I thought about suicide this week because I confronted my parents for blackmailing me into marriage and my mother hit me then shouted abuse and said all the bad things that have happened to her is because I wont get married, my father screams and doesn’t speak to me for months mainly because he has taken the money yet they act as if nothing happened.
No one can understand or see how evil they are as the community think they are the pillars of the community and make me look like the bad child, the middle child for being born and tainting their lives with an extra burden. My whole life I have been told that I am burden, why was I born and they should have aborted me when they had the chance.
But something inside of me keeps me going, faith, hope? I am not sure but I know this much I have come so far without them that how come whenever I step outside the house which isn’t a home I get so much love, attention and respect from people I don’t even know, I can’t be a bad person as I am made out to be. I don’t want to kill myself but I just don’t want to suffer anymore either, 30 years of this hell and I haven’t even won the lottery!! I proof-read this email and cry as it is just a tip of the ice berg and really wanted to write/talk to someone about how I am feeling as on Tuesday I was ready to end this journey and nearly picked up the blade yet don’t want it end with them winning as I haven’t done anything wrong, I am a good person with a good heart yet why has all of this happened to me for so long?
Desi xx
Answer hey, i am not John but i was touched by your story, so if you would allow me to help you :)
You said something correct in your letter. If you do this, If you kill yourself you are just declaring them winners! which won't do you or them any good. You have a future, and from what I've read you seem to be a lovely person, you are just badly bruised because of these 30 years.
Think of it, you have come across horrible 30 years! If you do this now, you are throwing those years into waste. You have education (and that itself is a weapon against anything). I know that you just want to be loved, because you have never felt that (just like you mentioned)

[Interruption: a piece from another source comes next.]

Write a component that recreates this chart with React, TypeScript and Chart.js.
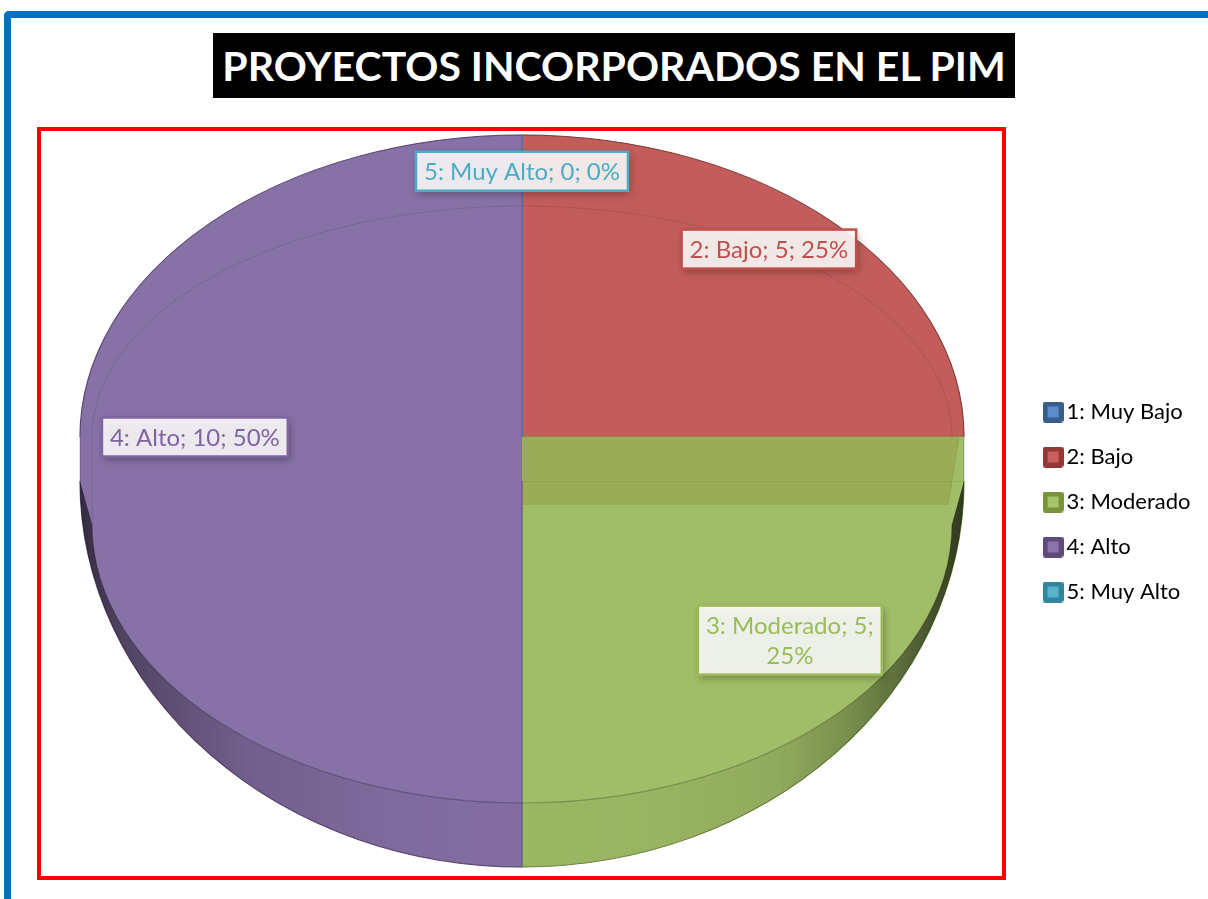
import React, { useEffect, useRef } from 'react';
import { Chart, registerables } from 'chart.js';

Chart.register(...registerables);

// ---------- data ----------
const categories = ['1: Muy Bajo', '2: Bajo', '3: Moderado', '4: Alto', '5: Muy Alto'];
const values = [0, 5, 5, 10, 0];
const titleText = 'PROYECTOS INCORPORADOS EN EL PIM';

// ---------- styles ----------
const faceColors = ['#4f81bd', '#c25d5b', '#a0be67', '#8871a7', '#4bacc6'];
const borderColors = ['#4a6fa8', '#a84c4a', '#88a552', '#6f5a8e', '#3f97ad'];
const legendOuter = ['#385d8a', '#953735', '#77933c', '#604a7b', '#31859c'];
const legendInner = ['#5b8ccb', '#c9605d', '#a6c46c', '#8b73ab', '#58b4cd'];
const labelColors = ['#4f81bd', '#c0504d', '#9bbb59', '#8064a2', '#4bacc6'];

const FONT = 'Lato, "Open Sans", sans-serif';

// 3D pie projection (layout constants)
const G = {
  cx: 522,
  upCy: 437, upRx: 442, upRy: 302,      // back half silhouette
  lowCy: 481, lowRx: 442, lowRy: 386,   // front silhouette (bottom of side wall)
  faceCy: 524, faceRx: 430, faceRy: 279, // front edge of top face
  bevelRx: 430, bevelRy: 231,
  cutBottom: 505,
};

const TAU = Math.PI * 2;

function sliceAt(arcs: any[], theta: number) {
  for (let i = 0; i < arcs.length; i++) {
    const a = arcs[i];
    if (a.endAngle - a.startAngle <= 0) continue;
    let t = theta;
    while (t < a.startAngle) t += TAU;
    while (t >= a.startAngle + TAU) t -= TAU;
    if (t < a.endAngle) return i;
  }
  return -1;
}

function legendSwatch(i: number) {
  const c = document.createElement('canvas');
  c.width = 21;
  c.height = 21;
  const g = c.getContext('2d')!;
  g.fillStyle = legendOuter[i];
  g.beginPath();
  (g as any).roundRect ? (g as any).roundRect(0, 0, 21, 21, 3) : g.rect(0, 0, 21, 21);
  g.fill();
  g.fillStyle = legendInner[i];
  g.fillRect(5, 5, 11, 11);
  return c;
}

const framePlugin = {
  id: 'frame',
  beforeDraw(chart: any) {
    const ctx = chart.ctx;
    ctx.save();
    ctx.strokeStyle = '#ff0000';
    ctx.lineWidth = 4;
    ctx.strokeRect(39, 129, 965, 749);
    ctx.restore();
  },
};

const pie3dPlugin = {
  id: 'pie3d',
  beforeDatasetsDraw(chart: any) {
    const ctx = chart.ctx;
    const meta = chart.getDatasetMeta(0);
    const arcs = meta.data as any[];
    if (!arcs.length) return false;
    const ox = arcs[0].x, oy = arcs[0].y, R = arcs[0].outerRadius;
    const W = chart.width, H = chart.height;

    const drawHalf = (cy: number, rx: number, ry: number, y0: number, y1: number) => {
      ctx.save();
      ctx.beginPath();
      ctx.rect(0, y0, W, y1 - y0);
      ctx.clip();
      ctx.translate(G.cx, cy);
      ctx.scale(rx / R, ry / R);
      ctx.translate(-ox, -oy);
      arcs.forEach((a) => a.draw(ctx));
      ctx.restore();
    };

    // back half and front half of the top surface
    drawHalf(G.upCy, G.upRx, G.upRy, 0, G.upCy);
    drawHalf(G.lowCy, G.lowRx, G.lowRy, G.lowCy, H);

    // band joining both halves
    const right = sliceAt(arcs, 0.0001);
    const left = sliceAt(arcs, Math.PI);
    if (right >= 0) {
      ctx.fillStyle = faceColors[right];
      ctx.fillRect(G.cx, G.upCy, G.upRx, G.lowCy - G.upCy);
    }
    if (left >= 0) {
      ctx.fillStyle = faceColors[left];
      ctx.fillRect(G.cx - G.upRx, G.upCy, G.upRx, G.lowCy - G.upCy);
    }

    // cut face of the slice starting at 3 o'clock
    if (right >= 0) {
      ctx.save();
      ctx.fillStyle = 'rgba(135,100,18,0.2)';
      ctx.beginPath();
      ctx.moveTo(G.cx, G.upCy);
      ctx.lineTo(G.cx + G.upRx - 5, G.upCy);
      ctx.lineTo(G.cx + G.faceRx - 4, G.cutBottom);
      ctx.lineTo(G.cx, G.cutBottom);
      ctx.closePath();
      ctx.fill();
      ctx.strokeStyle = 'rgba(110,140,50,0.35)';
      ctx.lineWidth = 1;
      ctx.beginPath();
      ctx.moveTo(G.cx + G.upRx - 5, G.upCy);
      ctx.lineTo(G.cx + G.faceRx - 4, G.cutBottom);
      ctx.stroke();
      ctx.restore();
    }

    // side wall shading
    ctx.save();
    ctx.beginPath();
    ctx.ellipse(G.cx, G.lowCy, G.lowRx, G.lowRy, 0, 0, Math.PI, false);
    ctx.lineTo(G.cx - G.faceRx, G.faceCy);
    ctx.ellipse(G.cx, G.faceCy, G.faceRx, G.faceRy, 0, Math.PI, 0, true);
    ctx.closePath();
    const gx0 = G.cx - G.lowRx, gx1 = G.cx + G.lowRx;
    const grad = ctx.createLinearGradient(gx0, 0, gx1, 0);
    grad.addColorStop(0, 'rgba(0,0,0,0.62)');
    grad.addColorStop(0.05, 'rgba(0,0,0,0.40)');
    grad.addColorStop(0.19, 'rgba(0,0,0,0.16)');
    grad.addColorStop(0.36, 'rgba(0,0,0,0.06)');
    grad.addColorStop(0.5, 'rgba(0,0,0,0.04)');
    grad.addColorStop(0.65, 'rgba(0,0,0,0.05)');
    grad.addColorStop(0.79, 'rgba(0,0,0,0.10)');
    grad.addColorStop(0.87, 'rgba(0,0,0,0.25)');
    grad.addColorStop(0.93, 'rgba(0,0,0,0.43)');
    grad.addColorStop(1, 'rgba(0,0,0,0.70)');
    ctx.fillStyle = grad;
    ctx.fill();
    ctx.restore();

    // top face front edge
    ctx.save();
    ctx.strokeStyle = 'rgba(0,0,0,0.22)';
    ctx.lineWidth = 1.2;
    ctx.beginPath();
    ctx.ellipse(G.cx, G.faceCy, G.faceRx, G.faceRy, 0, 0, Math.PI, false);
    ctx.stroke();
    // bevel line at the back
    ctx.strokeStyle = 'rgba(0,0,0,0.10)';
    ctx.lineWidth = 1;
    ctx.beginPath();
    ctx.moveTo(G.cx - G.bevelRx, G.faceCy);
    ctx.lineTo(G.cx - G.bevelRx, G.upCy);
    ctx.ellipse(G.cx, G.upCy, G.bevelRx, G.bevelRy, 0, Math.PI, TAU, false);
    ctx.stroke();
    // outline of the whole pie
    ctx.strokeStyle = 'rgba(0,0,0,0.22)';
    ctx.beginPath();
    ctx.ellipse(G.cx, G.upCy, G.upRx, G.upRy, 0, Math.PI, TAU, false);
    ctx.lineTo(G.cx + G.lowRx, G.lowCy);
    ctx.ellipse(G.cx, G.lowCy, G.lowRx, G.lowRy, 0, 0, Math.PI, false);
    ctx.closePath();
    ctx.stroke();
    ctx.restore();

    // zero-value slices are drawn as a thin radial line
    for (let i = arcs.length - 1; i >= 0; i--) {
      const a = arcs[i];
      if (a.endAngle - a.startAngle > 0) continue;
      const s = Math.sin(a.startAngle), c = Math.cos(a.startAngle);
      const up = s <= 0;
      const cy = up ? G.upCy : G.lowCy;
      const rx = up ? G.upRx : G.lowRx;
      const ry = up ? G.upRy : G.lowRy;
      ctx.save();
      ctx.strokeStyle = borderColors[i];
      ctx.lineWidth = 1.5;
      ctx.beginPath();
      ctx.moveTo(G.cx, cy);
      ctx.lineTo(G.cx + rx * c, cy + ry * s);
      ctx.stroke();
      ctx.restore();
    }
    return false;
  },
};

function labelLines(text: string) {
  if (text.length <= 18) return [text];
  const k = text.lastIndexOf(' ');
  return [text.slice(0, k), text.slice(k + 1)];
}

const labelPlugin = {
  id: 'sliceLabels',
  afterDraw(chart: any) {
    const ctx = chart.ctx;
    const arcs = chart.getDatasetMeta(0).data as any[];
    const total = values.reduce((s, v) => s + v, 0);
    const placed: { x0: number; y0: number; x1: number; y1: number }[] = [];
    const fontSize = 24;
    const lineH = 30;
    const padY = 9;
    ctx.save();
    ctx.font = `${fontSize}px ${FONT}`;
    for (let i = arcs.length - 1; i >= 0; i--) {
      const a = arcs[i];
      const mid = (a.startAngle + a.endAngle) / 2;
      const c = Math.cos(mid), s = Math.sin(mid);
      let x: number, y: number;
      if (s <= 0.001) {
        x = G.cx + 11 * Math.abs(c) + G.upRx * 0.765 * c;
        y = G.upCy + G.upRy * 0.88 * s;
      } else {
        x = G.cx + G.lowRx * 0.857 * c;
        y = G.lowCy + G.lowRy * 0.583 * s;
      }
      const pct = Math.round((values[i] / total) * 100);
      const lines = labelLines(`${categories[i]}; ${values[i]}; ${pct}%`);
      const tw = Math.max(...lines.map((l) => ctx.measureText(l).width));
      const bw = tw + 16;
      const bh = lines.length * lineH + padY;
      const box = { x0: x - bw / 2, y0: y - bh / 2, x1: x + bw / 2, y1: y + bh / 2 };
      if (placed.some((p) => !(box.x1 < p.x0 || box.x0 > p.x1 || box.y1 < p.y0 || box.y0 > p.y1))) continue;
      placed.push(box);
      ctx.save();
      ctx.shadowColor = 'rgba(0,0,0,0.35)';
      ctx.shadowBlur = 8;
      ctx.shadowOffsetX = 2;
      ctx.shadowOffsetY = 3;
      ctx.fillStyle = 'rgba(255,255,255,0.88)';
      ctx.fillRect(box.x0, box.y0, bw, bh);
      ctx.restore();
      ctx.strokeStyle = labelColors[i];
      ctx.lineWidth = 2.5;
      ctx.strokeRect(box.x0, box.y0, bw, bh);
      ctx.fillStyle = labelColors[i];
      ctx.textAlign = 'center';
      ctx.textBaseline = 'middle';
      lines.forEach((l, k) => {
        ctx.fillText(l, x, box.y0 + padY / 2 + lineH * k + lineH / 2 + 1);
      });
    }
    ctx.restore();
  },
};

export default function App() {
  const ref = useRef<HTMLCanvasElement>(null);

  useEffect(() => {
    if (!ref.current) return;
    const swatches = categories.map((_, i) => legendSwatch(i));
    const chart = new Chart(ref.current, {
      type: 'pie',
      data: {
        labels: categories,
        datasets: [
          {
            data: values,
            backgroundColor: faceColors,
            borderColor: borderColors,
            borderWidth: 1,
          },
        ],
      },
      options: {
        responsive: false,
        animation: false,
        layout: { padding: { left: 80, right: 7.5, top: 135, bottom: 30 } },
        plugins: {
          title: { display: false },
          tooltip: { enabled: false },
          legend: {
            position: 'right',
            labels: {
              color: '#000000',
              font: { family: FONT, size: 22 },
              usePointStyle: true,
              pointStyleWidth: 5,
              boxHeight: 21,
              padding: 23,
              generateLabels: () =>
                categories.map((c, i) => ({
                  text: c,
                  fillStyle: legendInner[i],
                  strokeStyle: legendOuter[i],
                  lineWidth: 0,
                  pointStyle: swatches[i],
                  hidden: false,
                  index: i,
                  fontColor: '#000000',
                })),
            },
          },
        },
      } as any,
      plugins: [framePlugin, pie3dPlugin, labelPlugin],
    });
    return () => chart.destroy();
  }, []);

  return (
    <div style={{ position: 'absolute', left: 0, top: 0, width: 1208, height: 899, overflow: 'hidden', background: '#ffffff' }}>
      <div
        style={{
          position: 'absolute',
          left: 4,
          top: 11,
          width: 1400,
          height: 1100,
          borderTop: '7px solid #0070c0',
          borderLeft: '7px solid #0070c0',
          borderTopLeftRadius: 5,
          boxSizing: 'border-box',
        }}
      />
      <canvas ref={ref} width={1208} height={899} style={{ position: 'absolute', left: 0, top: 0, display: 'block' }} />
      <div
        style={{
          position: 'absolute',
          left: 213,
          top: 33,
          width: 802,
          height: 65,
          background: '#000000',
          color: '#ffffff',
          fontFamily: FONT,
          fontWeight: 700,
          fontSize: 41,
          display: 'flex',
          alignItems: 'center',
          justifyContent: 'center',
          whiteSpace: 'nowrap',
          letterSpacing: 0,
        }}
      >
        {titleText}
      </div>
    </div>
  );
}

You have a choice, and you are on the beginning of the right track, You do have the will of staying alive, so i believe you do have the courage to move one. Put a stop to this, Put a stop to all the physical and mental abuse, you are old enough to take care of yourself. Try talking to them at first, if they don't seem to respond to you then take a decision and move away from them and start your life from scratch. alone it doesn't matter, you will soon notice the difference, you will be able to be yourself and you will be loved. Just don't let this get to you, you are a strong, smart woman, and you will do well.